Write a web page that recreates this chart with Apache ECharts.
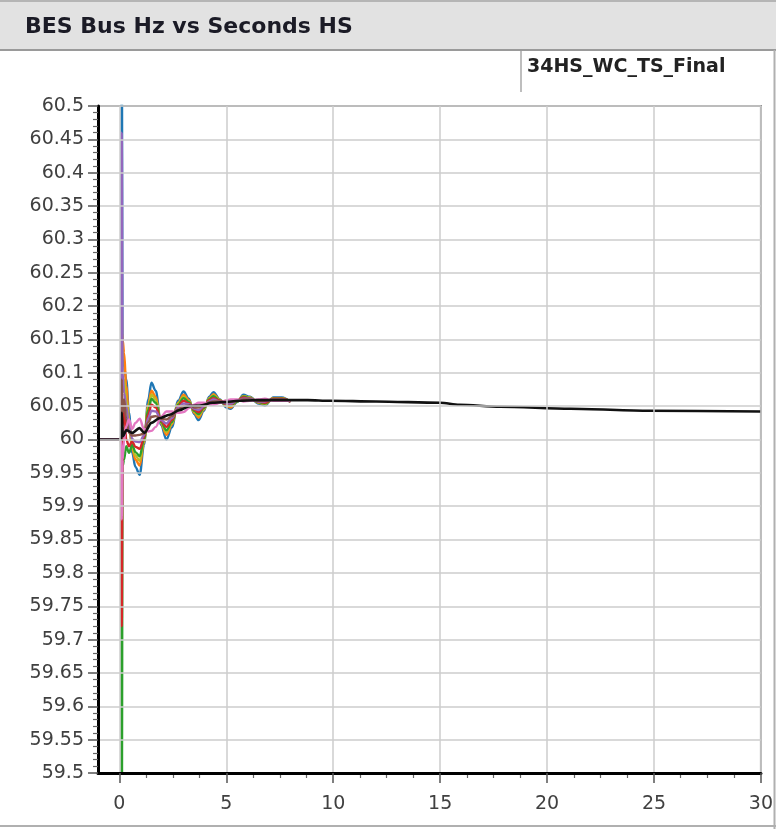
<!DOCTYPE html>
<html>
<head>
<meta charset="utf-8">
<script src="https://cdn.jsdelivr.net/npm/echarts@6/dist/echarts.min.js"></script>
<style>
html,body{margin:0;padding:0;background:#fff;}
#chart{width:776px;height:829px;}
</style>
</head>
<body>
<div id="chart"></div>
<script>
// ---- data ----
const chartTitle = 'BES Bus Hz vs Seconds HS';
const caseName = '34HS_WC_TS_Final';
const xMajorTicks = [0, 5, 10, 15, 20, 25, 30];
const xMinorTicks = [1.25, 2.5, 3.75, 6.25, 7.5, 8.75, 11.25, 12.5, 13.75, 16.25, 17.5, 18.75, 21.25, 22.5, 23.75, 26.25, 27.5, 28.75];

// time stamps (s) for the bus traces
const busTimes = [-1, 0.08, 0.11, 0.15, 0.22, 0.32, 0.45, 0.6, 0.75, 0.95, 1.15, 1.35, 1.5, 1.7, 1.95, 2.2, 2.45, 2.75, 3.0, 3.25, 3.5, 3.7, 3.95, 4.2, 4.4, 4.7, 5.0, 5.2, 5.5, 5.8, 6.1, 6.5, 6.8, 7.2, 7.6, 8.0];

const busBlue   = [60.0, 60.0, 60.62, 60.12, 60.11, 60.09, 60.04, 59.980, 59.959, 59.947, 59.992, 60.060, 60.085, 60.073, 60.022, 60.000, 60.018, 60.058, 60.072, 60.061, 60.038, 60.029, 60.043, 60.064, 60.071, 60.060, 60.048, 60.046, 60.056, 60.067, 60.064, 60.054, 60.051, 60.063, 60.063, 60.056];
const busOrange = [60.0, 60.0, 60.16, 60.15, 60.13, 60.08, 60.03, 59.986, 59.970, 59.961, 59.996, 60.052, 60.073, 60.064, 60.024, 60.007, 60.022, 60.055, 60.067, 60.059, 60.040, 60.033, 60.045, 60.062, 60.068, 60.059, 60.050, 60.048, 60.057, 60.065, 60.063, 60.055, 60.053, 60.062, 60.062, 60.056];
const busGreen  = [60.0, 60.0, 59.38, 59.96, 59.97, 59.99, 59.98, 59.992, 59.981, 59.975, 60.000, 60.044, 60.061, 60.055, 60.026, 60.014, 60.026, 60.052, 60.062, 60.056, 60.043, 60.038, 60.047, 60.060, 60.065, 60.058, 60.052, 60.051, 60.057, 60.064, 60.062, 60.056, 60.054, 60.061, 60.061, 60.057];
const busRed    = [60.0, 60.0, 59.72, 60.02, 60.05, 60.00, 59.99, 59.997, 59.989, 59.986, 60.003, 60.038, 60.052, 60.048, 60.028, 60.019, 60.029, 60.050, 60.058, 60.054, 60.045, 60.041, 60.049, 60.059, 60.062, 60.058, 60.053, 60.053, 60.058, 60.063, 60.061, 60.057, 60.055, 60.061, 60.061, 60.057];
const busPurple = [60.0, 60.0, 60.46, 60.10, 60.07, 60.05, 60.02, 60.001, 59.997, 59.996, 60.006, 60.032, 60.043, 60.042, 60.029, 60.024, 60.032, 60.048, 60.054, 60.053, 60.046, 60.044, 60.050, 60.057, 60.060, 60.057, 60.054, 60.054, 60.058, 60.061, 60.061, 60.057, 60.057, 60.060, 60.060, 60.057];
const busBrown  = [60.0, 60.0, 60.09, 60.04, 60.06, 60.03, 60.01, 60.006, 60.006, 60.007, 60.009, 60.026, 60.034, 60.035, 60.031, 60.030, 60.035, 60.045, 60.050, 60.051, 60.048, 60.048, 60.052, 60.056, 60.057, 60.057, 60.056, 60.056, 60.059, 60.060, 60.060, 60.058, 60.058, 60.060, 60.060, 60.058];
const busPink   = [60.0, 60.0, 59.88, 59.97, 60.00, 60.02, 60.03, 60.016, 60.025, 60.031, 60.016, 60.012, 60.013, 60.019, 60.034, 60.042, 60.042, 60.040, 60.041, 60.047, 60.052, 60.055, 60.055, 60.052, 60.052, 60.055, 60.059, 60.060, 60.060, 60.057, 60.058, 60.060, 60.061, 60.058, 60.058, 60.058];
const busOlive  = [60.0, 60.0, 60.20, 60.07, 60.09, 60.06, 60.03, 59.989, 59.976, 59.968, 59.998, 60.048, 60.067, 60.060, 60.025, 60.011, 60.024, 60.054, 60.064, 60.057, 60.042, 60.036, 60.046, 60.061, 60.066, 60.059, 60.051, 60.050, 60.057, 60.065, 60.063, 60.056, 60.053, 60.062, 60.062, 60.057];

// main (black) trace
const mainTimes  = [-1, 0.08, 0.12, 0.16, 0.33, 0.6, 0.94, 1.17, 1.5, 1.88, 2.34, 2.81, 3.28, 3.75, 4.36, 4.83, 5.6, 6.4, 7.4, 8.8, 9.85, 12, 15, 15.9, 17.8, 21.1, 24.8, 30];
const mainValues = [60.0, 60.0, 60.04, 60.005, 60.014, 60.010, 60.017, 60.010, 60.025, 60.032, 60.037, 60.044, 60.050, 60.051, 60.055, 60.056, 60.058, 60.059, 60.059, 60.059, 60.058, 60.057, 60.055, 60.052, 60.049, 60.046, 60.043, 60.042];

const busSeries = [
  {name: 'Bus A', color: '#1f77b4', values: busBlue},
  {name: 'Bus B', color: '#ff7f0e', values: busOrange},
  {name: 'Bus C', color: '#bcbd22', values: busOlive},
  {name: 'Bus D', color: '#2ca02c', values: busGreen},
  {name: 'Bus E', color: '#d62728', values: busRed},
  {name: 'Bus F', color: '#9467bd', values: busPurple},
  {name: 'Bus G', color: '#8c564b', values: busBrown},
  {name: 'Bus H', color: '#e377c2', values: busPink}
];

const zip = (xs, ys) => xs.map((x, i) => [x, ys[i]]);

const series = busSeries.map(s => ({
  name: s.name,
  type: 'line',
  data: zip(busTimes, s.values),
  showSymbol: false,
  smooth: 0.35,
  smoothMonotone: 'x',
  lineStyle: {color: s.color, width: 2.4},
  itemStyle: {color: s.color},
  silent: true,
  z: 2
}));
series.push({
  name: caseName,
  type: 'line',
  data: zip(mainTimes, mainValues),
  showSymbol: false,
  smooth: 0.3,
  smoothMonotone: 'x',
  lineStyle: {color: '#111111', width: 2.6},
  silent: true,
  z: 3
});

const FONT = 'DejaVu Sans';
const chart = echarts.init(document.getElementById('chart'), null, {renderer: 'canvas'});
chart.setOption({
  animation: false,
  backgroundColor: '#ffffff',
  title: [
    {text: chartTitle, left: 25, top: 16, padding: 0,
     textStyle: {fontFamily: FONT, fontSize: 22, fontWeight: 'bold', color: '#1b1b26'}},
    {text: caseName, left: 527, top: 58, padding: 0,
     textStyle: {fontFamily: FONT, fontSize: 19, fontWeight: 'bold', color: '#222222'}}
  ],
  graphic: [
    {type: 'rect', z: -10, shape: {x: 0, y: 0, width: 776, height: 50}, style: {fill: '#e2e2e2'}},
    {type: 'line', z: -9, shape: {x1: 0, y1: 1, x2: 776, y2: 1}, style: {stroke: '#b5b5b5', lineWidth: 2}},
    {type: 'line', z: -9, shape: {x1: 0, y1: 50, x2: 776, y2: 50}, style: {stroke: '#9a9a9a', lineWidth: 2}},
    {type: 'line', z: -9, shape: {x1: 521, y1: 51, x2: 521, y2: 92}, style: {stroke: '#a8a8a8', lineWidth: 1.5}},
    {type: 'line', z: -9, shape: {x1: 774.5, y1: 50, x2: 774.5, y2: 829}, style: {stroke: '#b0b0b0', lineWidth: 2}},
    {type: 'line', z: -9, shape: {x1: 0, y1: 826, x2: 776, y2: 826}, style: {stroke: '#b0b0b0', lineWidth: 2}}
  ],
  grid: {left: 98, right: 14, top: 106, bottom: 56, show: true, borderColor: '#8c8c8c', borderWidth: 2, backgroundColor: '#ffffff'},
  xAxis: [
    {
      type: 'value', min: -1, max: 30,
      axisLine: {show: true, onZero: false, lineStyle: {color: '#000', width: 3}},
      axisTick: {show: true, customValues: xMajorTicks, length: 10, lineStyle: {color: '#555', width: 1.5}},
      axisLabel: {show: true, customValues: xMajorTicks, margin: 22, fontFamily: FONT, fontSize: 19, color: '#404040'},
      splitLine: {show: true, lineStyle: {color: '#cccccc', width: 1.5}},
      z: 5
    },
    {
      type: 'value', min: -1, max: 30, position: 'bottom',
      axisLine: {show: false, onZero: false},
      axisTick: {show: true, customValues: xMinorTicks, length: 5, lineStyle: {color: '#666', width: 1.2}},
      axisLabel: {show: false},
      splitLine: {show: false}
    }
  ],
  yAxis: {
    type: 'value', min: 59.5, max: 60.5, interval: 0.05,
    axisLine: {show: true, onZero: false, lineStyle: {color: '#000', width: 3}},
    axisTick: {show: true, length: 10, lineStyle: {color: '#555', width: 1.5}},
    minorTick: {show: true, splitNumber: 5, length: 5, lineStyle: {color: '#666', width: 1.2}},
    axisLabel: {margin: 14, fontFamily: FONT, fontSize: 19, color: '#404040',
      formatter: v => String(+v.toFixed(2))},
    splitLine: {show: true, lineStyle: {color: '#cccccc', width: 1.5}},
    z: 5
  },
  series: series
});
</script>
</body>
</html>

= = = = = = =

Leave out any pictures, please, and quote only the lines from the top of the data through the line that contains "7.2, 7.6, 8.0];".

== Solution to this problem ==
Write a web page that recreates this chart with Apache ECharts.
<!DOCTYPE html>
<html>
<head>
<meta charset="utf-8">
<script src="https://cdn.jsdelivr.net/npm/echarts@6/dist/echarts.min.js"></script>
<style>
html,body{margin:0;padding:0;background:#fff;}
#chart{width:776px;height:829px;}
</style>
</head>
<body>
<div id="chart"></div>
<script>
// ---- data ----
const chartTitle = 'BES Bus Hz vs Seconds HS';
const caseName = '34HS_WC_TS_Final';
const xMajorTicks = [0, 5, 10, 15, 20, 25, 30];
const xMinorTicks = [1.25, 2.5, 3.75, 6.25, 7.5, 8.75, 11.25, 12.5, 13.75, 16.25, 17.5, 18.75, 21.25, 22.5, 23.75, 26.25, 27.5, 28.75];

// time stamps (s) for the bus traces
const busTimes = [-1, 0.08, 0.11, 0.15, 0.22, 0.32, 0.45, 0.6, 0.75, 0.95, 1.15, 1.35, 1.5, 1.7, 1.95, 2.2, 2.45, 2.75, 3.0, 3.25, 3.5, 3.7, 3.95, 4.2, 4.4, 4.7, 5.0, 5.2, 5.5, 5.8, 6.1, 6.5, 6.8, 7.2, 7.6, 8.0];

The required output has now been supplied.